** START **

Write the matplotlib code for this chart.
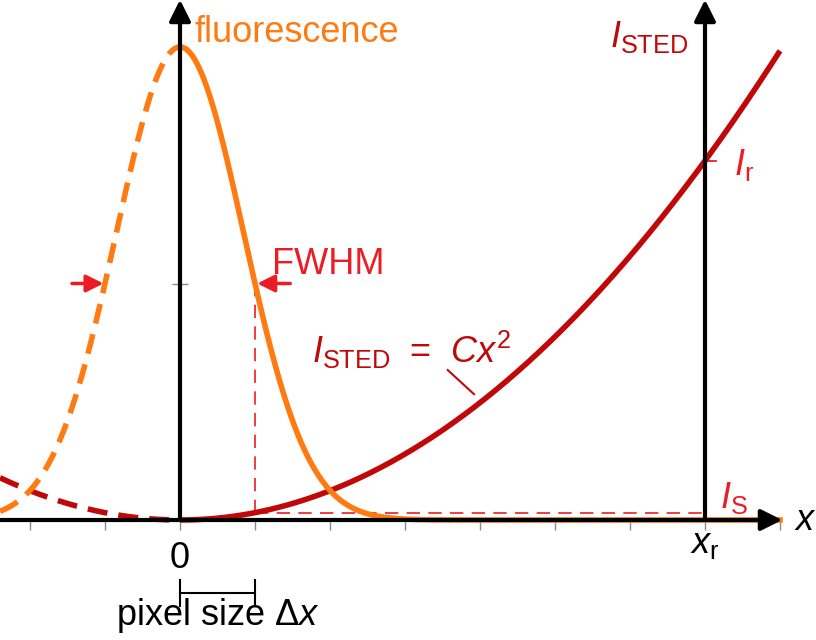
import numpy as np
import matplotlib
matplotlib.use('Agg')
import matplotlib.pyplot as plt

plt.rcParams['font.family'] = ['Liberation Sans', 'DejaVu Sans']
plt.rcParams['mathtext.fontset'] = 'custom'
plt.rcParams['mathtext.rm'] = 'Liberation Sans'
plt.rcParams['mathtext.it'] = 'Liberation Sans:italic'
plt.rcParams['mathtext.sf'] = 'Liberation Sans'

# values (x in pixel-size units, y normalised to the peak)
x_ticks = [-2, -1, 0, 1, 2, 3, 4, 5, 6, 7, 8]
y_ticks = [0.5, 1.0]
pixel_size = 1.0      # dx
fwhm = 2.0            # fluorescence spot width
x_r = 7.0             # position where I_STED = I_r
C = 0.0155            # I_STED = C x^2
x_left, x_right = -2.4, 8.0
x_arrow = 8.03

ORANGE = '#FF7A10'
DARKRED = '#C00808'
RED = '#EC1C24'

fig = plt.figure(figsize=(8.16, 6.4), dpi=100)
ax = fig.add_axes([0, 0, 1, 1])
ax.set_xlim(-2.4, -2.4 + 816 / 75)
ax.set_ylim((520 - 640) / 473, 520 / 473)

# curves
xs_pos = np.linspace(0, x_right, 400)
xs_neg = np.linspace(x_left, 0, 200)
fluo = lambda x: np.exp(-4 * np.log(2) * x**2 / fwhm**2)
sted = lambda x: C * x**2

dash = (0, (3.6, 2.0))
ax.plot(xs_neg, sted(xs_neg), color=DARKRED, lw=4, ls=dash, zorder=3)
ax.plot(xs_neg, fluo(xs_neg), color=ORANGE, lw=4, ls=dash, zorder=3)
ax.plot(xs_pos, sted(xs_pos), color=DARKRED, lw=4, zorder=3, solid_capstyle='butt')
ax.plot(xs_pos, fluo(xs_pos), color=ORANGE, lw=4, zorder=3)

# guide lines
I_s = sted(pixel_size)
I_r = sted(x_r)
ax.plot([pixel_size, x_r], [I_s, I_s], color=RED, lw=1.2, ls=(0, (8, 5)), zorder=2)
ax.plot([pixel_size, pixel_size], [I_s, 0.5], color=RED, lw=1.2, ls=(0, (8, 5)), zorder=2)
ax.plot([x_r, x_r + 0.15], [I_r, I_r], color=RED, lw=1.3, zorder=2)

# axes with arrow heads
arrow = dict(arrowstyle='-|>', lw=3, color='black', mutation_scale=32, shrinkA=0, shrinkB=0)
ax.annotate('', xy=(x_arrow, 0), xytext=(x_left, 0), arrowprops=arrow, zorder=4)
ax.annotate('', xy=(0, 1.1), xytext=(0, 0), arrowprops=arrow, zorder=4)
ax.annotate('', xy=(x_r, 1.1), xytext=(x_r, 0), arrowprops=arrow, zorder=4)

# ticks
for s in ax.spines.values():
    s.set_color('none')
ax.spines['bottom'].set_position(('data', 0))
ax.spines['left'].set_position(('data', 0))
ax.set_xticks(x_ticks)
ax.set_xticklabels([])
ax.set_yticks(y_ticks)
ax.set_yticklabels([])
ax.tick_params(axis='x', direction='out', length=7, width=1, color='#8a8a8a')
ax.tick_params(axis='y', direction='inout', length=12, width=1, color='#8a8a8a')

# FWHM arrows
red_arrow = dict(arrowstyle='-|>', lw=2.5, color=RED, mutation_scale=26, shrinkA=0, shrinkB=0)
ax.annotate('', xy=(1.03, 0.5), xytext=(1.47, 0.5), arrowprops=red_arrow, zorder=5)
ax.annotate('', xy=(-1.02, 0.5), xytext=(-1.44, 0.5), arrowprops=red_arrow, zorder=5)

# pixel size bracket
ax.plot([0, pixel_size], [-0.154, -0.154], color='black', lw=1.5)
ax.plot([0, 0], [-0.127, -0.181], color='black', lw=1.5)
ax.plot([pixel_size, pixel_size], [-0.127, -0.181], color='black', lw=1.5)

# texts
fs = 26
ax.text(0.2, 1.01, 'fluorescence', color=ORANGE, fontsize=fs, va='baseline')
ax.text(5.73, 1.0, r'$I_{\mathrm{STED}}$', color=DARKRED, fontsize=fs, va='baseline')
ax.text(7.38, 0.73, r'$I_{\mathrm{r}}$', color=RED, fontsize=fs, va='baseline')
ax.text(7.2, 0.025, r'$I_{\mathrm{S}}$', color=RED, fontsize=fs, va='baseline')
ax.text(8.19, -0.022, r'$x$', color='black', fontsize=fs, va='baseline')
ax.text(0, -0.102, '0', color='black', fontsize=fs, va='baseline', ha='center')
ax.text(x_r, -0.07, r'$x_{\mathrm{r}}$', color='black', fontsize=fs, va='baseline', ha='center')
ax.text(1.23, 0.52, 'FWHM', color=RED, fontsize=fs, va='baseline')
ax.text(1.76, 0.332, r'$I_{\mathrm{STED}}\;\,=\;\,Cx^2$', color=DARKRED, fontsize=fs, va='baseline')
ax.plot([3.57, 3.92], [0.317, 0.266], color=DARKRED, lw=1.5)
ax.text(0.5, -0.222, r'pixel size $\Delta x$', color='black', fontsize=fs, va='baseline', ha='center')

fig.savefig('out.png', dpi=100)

** END **

▸ What needs to be done
Omit each picture, then return all of the listing exactly as it stands.

▸ Result of the exercise
Write the matplotlib code for this chart.
import numpy as np
import matplotlib
matplotlib.use('Agg')
import matplotlib.pyplot as plt

plt.rcParams['font.family'] = ['Liberation Sans', 'DejaVu Sans']
plt.rcParams['mathtext.fontset'] = 'custom'
plt.rcParams['mathtext.rm'] = 'Liberation Sans'
plt.rcParams['mathtext.it'] = 'Liberation Sans:italic'
plt.rcParams['mathtext.sf'] = 'Liberation Sans'

# values (x in pixel-size units, y normalised to the peak)
x_ticks = [-2, -1, 0, 1, 2, 3, 4, 5, 6, 7, 8]
y_ticks = [0.5, 1.0]
pixel_size = 1.0      # dx
fwhm = 2.0            # fluorescence spot width
x_r = 7.0             # position where I_STED = I_r
C = 0.0155            # I_STED = C x^2
x_left, x_right = -2.4, 8.0
x_arrow = 8.03

ORANGE = '#FF7A10'
DARKRED = '#C00808'
RED = '#EC1C24'

fig = plt.figure(figsize=(8.16, 6.4), dpi=100)
ax = fig.add_axes([0, 0, 1, 1])
ax.set_xlim(-2.4, -2.4 + 816 / 75)
ax.set_ylim((520 - 640) / 473, 520 / 473)

# curves
xs_pos = np.linspace(0, x_right, 400)
xs_neg = np.linspace(x_left, 0, 200)
fluo = lambda x: np.exp(-4 * np.log(2) * x**2 / fwhm**2)
sted = lambda x: C * x**2

dash = (0, (3.6, 2.0))
ax.plot(xs_neg, sted(xs_neg), color=DARKRED, lw=4, ls=dash, zorder=3)
ax.plot(xs_neg, fluo(xs_neg), color=ORANGE, lw=4, ls=dash, zorder=3)
ax.plot(xs_pos, sted(xs_pos), color=DARKRED, lw=4, zorder=3, solid_capstyle='butt')
ax.plot(xs_pos, fluo(xs_pos), color=ORANGE, lw=4, zorder=3)

# guide lines
I_s = sted(pixel_size)
I_r = sted(x_r)
ax.plot([pixel_size, x_r], [I_s, I_s], color=RED, lw=1.2, ls=(0, (8, 5)), zorder=2)
ax.plot([pixel_size, pixel_size], [I_s, 0.5], color=RED, lw=1.2, ls=(0, (8, 5)), zorder=2)
ax.plot([x_r, x_r + 0.15], [I_r, I_r], color=RED, lw=1.3, zorder=2)

# axes with arrow heads
arrow = dict(arrowstyle='-|>', lw=3, color='black', mutation_scale=32, shrinkA=0, shrinkB=0)
ax.annotate('', xy=(x_arrow, 0), xytext=(x_left, 0), arrowprops=arrow, zorder=4)
ax.annotate('', xy=(0, 1.1), xytext=(0, 0), arrowprops=arrow, zorder=4)
ax.annotate('', xy=(x_r, 1.1), xytext=(x_r, 0), arrowprops=arrow, zorder=4)

# ticks
for s in ax.spines.values():
    s.set_color('none')
ax.spines['bottom'].set_position(('data', 0))
ax.spines['left'].set_position(('data', 0))
ax.set_xticks(x_ticks)
ax.set_xticklabels([])
ax.set_yticks(y_ticks)
ax.set_yticklabels([])
ax.tick_params(axis='x', direction='out', length=7, width=1, color='#8a8a8a')
ax.tick_params(axis='y', direction='inout', length=12, width=1, color='#8a8a8a')

# FWHM arrows
red_arrow = dict(arrowstyle='-|>', lw=2.5, color=RED, mutation_scale=26, shrinkA=0, shrinkB=0)
ax.annotate('', xy=(1.03, 0.5), xytext=(1.47, 0.5), arrowprops=red_arrow, zorder=5)
ax.annotate('', xy=(-1.02, 0.5), xytext=(-1.44, 0.5), arrowprops=red_arrow, zorder=5)

# pixel size bracket
ax.plot([0, pixel_size], [-0.154, -0.154], color='black', lw=1.5)
ax.plot([0, 0], [-0.127, -0.181], color='black', lw=1.5)
ax.plot([pixel_size, pixel_size], [-0.127, -0.181], color='black', lw=1.5)

# texts
fs = 26
ax.text(0.2, 1.01, 'fluorescence', color=ORANGE, fontsize=fs, va='baseline')
ax.text(5.73, 1.0, r'$I_{\mathrm{STED}}$', color=DARKRED, fontsize=fs, va='baseline')
ax.text(7.38, 0.73, r'$I_{\mathrm{r}}$', color=RED, fontsize=fs, va='baseline')
ax.text(7.2, 0.025, r'$I_{\mathrm{S}}$', color=RED, fontsize=fs, va='baseline')
ax.text(8.19, -0.022, r'$x$', color='black', fontsize=fs, va='baseline')
ax.text(0, -0.102, '0', color='black', fontsize=fs, va='baseline', ha='center')
ax.text(x_r, -0.07, r'$x_{\mathrm{r}}$', color='black', fontsize=fs, va='baseline', ha='center')
ax.text(1.23, 0.52, 'FWHM', color=RED, fontsize=fs, va='baseline')
ax.text(1.76, 0.332, r'$I_{\mathrm{STED}}\;\,=\;\,Cx^2$', color=DARKRED, fontsize=fs, va='baseline')
ax.plot([3.57, 3.92], [0.317, 0.266], color=DARKRED, lw=1.5)
ax.text(0.5, -0.222, r'pixel size $\Delta x$', color='black', fontsize=fs, va='baseline', ha='center')

fig.savefig('out.png', dpi=100)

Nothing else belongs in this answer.